I see it as my role to contribute something valuable to the lives of my grandchildren. Parents are often too busy to find and read all this interesting and valuable information, let alone utilise in their own busy lives.  My daughter, for example, is 28.  She has 5 children under 8 and both she and her husband are university students.  When my own children were young, I tried very hard to be a good parent and provide a range of opportunities and experiences for them.  We also read each night until they were able to read books by themselves.  One of my friends, I found out, read together with her children all through primary school, which really fostered a love of books.  My children hate to read.  I obviously missed the ball on that one.

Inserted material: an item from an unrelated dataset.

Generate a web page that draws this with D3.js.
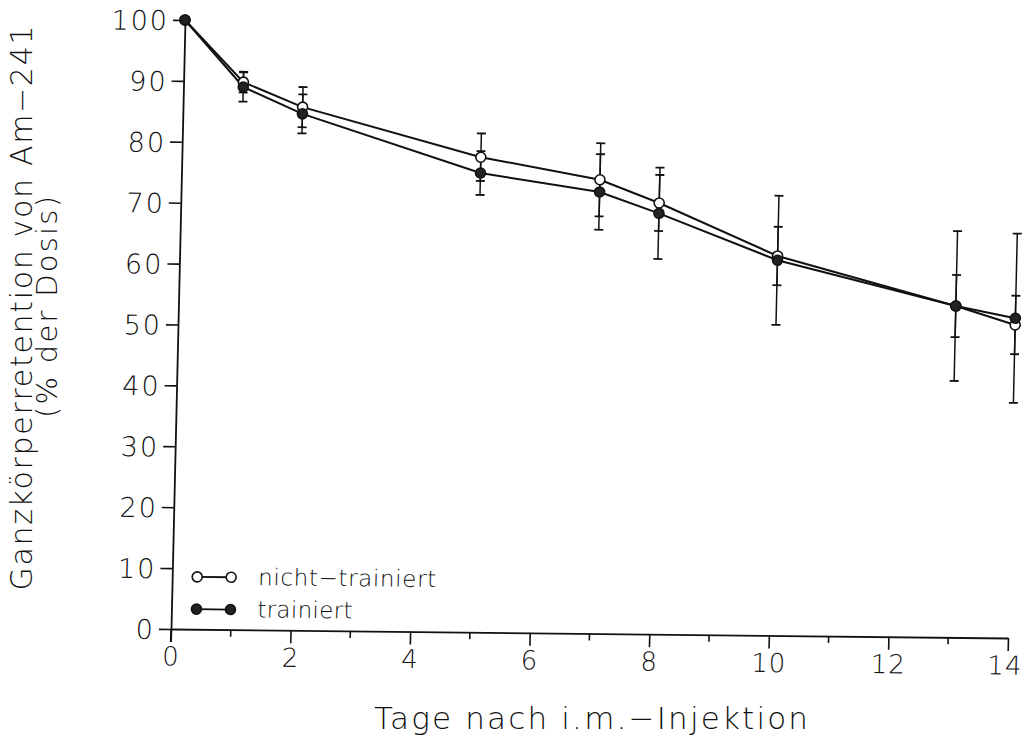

Thinking back to my own childhood, I can’t remember my parents ever playing with me or reading to me except for these exceptions.  The whole family used to play Monopoly together once a week for a while.  When swimming, Dad would give me turtle rides where I would hang round his neck while he swam underwater, and once when I was sick with some childhood illness, Mum would read ”Bush Holiday” to me.  The only books I remember loving were about “Tim” by Edward Ardizzone.  I must have read all the Secret Seven’s and Famous Five’s though as the boys next door and I would always be pretending we were them and building cubbyhouses, etc.  It was a different time then.  We were left to our own devices mostly, to create our own fun.